Sorry for a later response but here goes.
If the
plug is meant to be that way, I would still get rid of it. Things like that shouldn't exist...
On the subject of a laptop and a
dongle, I personally am a fan of this. Since you probably won't have a lot of time to be sitting at a board with all the lights plugged in, a
visualizer program would be a must for me. Check out Freestyler. It's what I started on. Quirky but it's easy to
build lighting profiles, it has a free 3d
visualizer, and it works with a lot of dongles. Now as for a
dongle I would recommend an
Enttec USB Pro. Do not buy the Open
dongle. It randomly cuts out. I personally own the Pro
dongle and it's worth the extra money. As a bonus if you ever decide to upgrade to a mor. Professional software such as
Chamsys or
Martin's stuff (blanking on the name right now) you can use thr
Enttec Pro with it.
Moving on to things I didn't
cover last time...
I agree you should be good on
power as long as you stick with
LED. If you start to use conventionals such as Source 4s, depending on what you lamp them at you can only
plug in 2 or 3 per
circuit. In my opinion
halogen/
tungsten beats most
LED front lights out there. Just looks better on the skin.

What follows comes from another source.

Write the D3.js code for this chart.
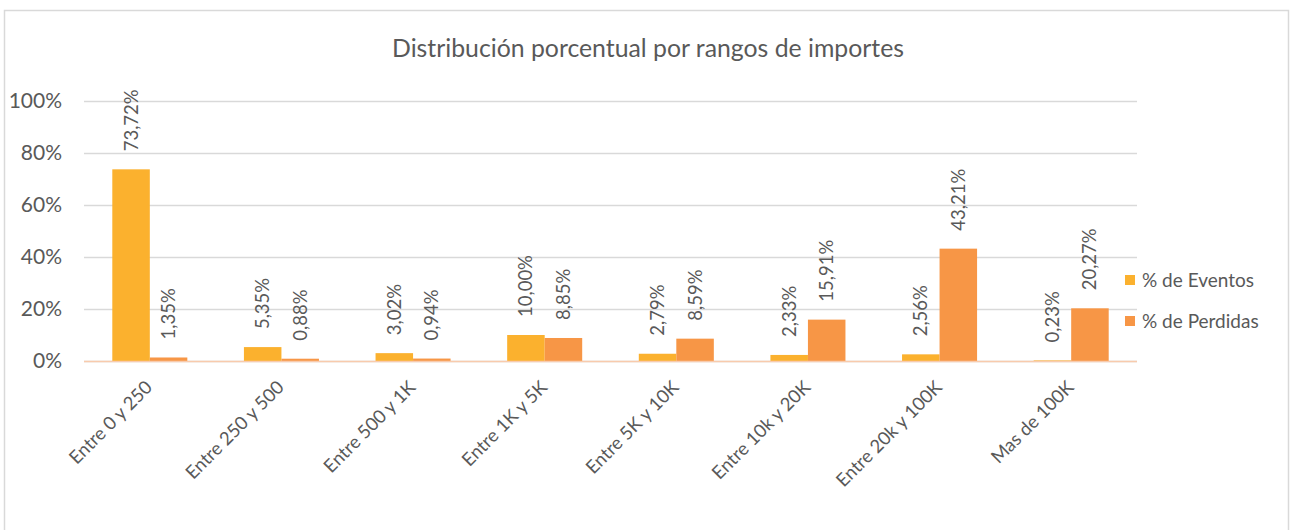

What you have is called a T-Bar. Bar goes across a tripod and makes a T. Place these carefully as people who aren't looking can and will walk right into the
leg. Also make sure you evenly distribute the weight as these are not the strongest/stable things in the world. I would expect to see a T-Bar on the front two corners of the
stage wit the aforementioned 2
halogen pars and 2
LED pars.
Those are not battens. Those are lights on a bar...I suppose they could be considered
par bars, but that would be a stretch and very confusing to those who know what an actual
par bar is. A
batten is basically a strip light. Kinda like a florescent tube but it does not provide 360 coverage.
This would be a
LED Batten/Strip. Really are interchangeable more or less but I use
batten because in google searches it tends to rule out cheaper lights geared for DJs. They make battens with built in batterys and wireless receivers. So all you have to do is set the
batten down and turn it on. No running
power and
DMX to every light and tying to make it look pretty. You just have to be sure you charge the batterys.
As for keeping the lights on the stand, I shoukd have worded that better. Keep the lights on the horizontal part of the stand. Than you can lift that bar off the tripod and when collasped the tipod and the bar with the lights can sit nice and neat on the floor.
After I fire up my computer later today I'll draw you a picture of how I would use your existing gear, and how/what I would add to make it a
bit better. Sorry for all the spelling mistakes I've been doing this on my new phone and I don't have the keyboard worked out yet.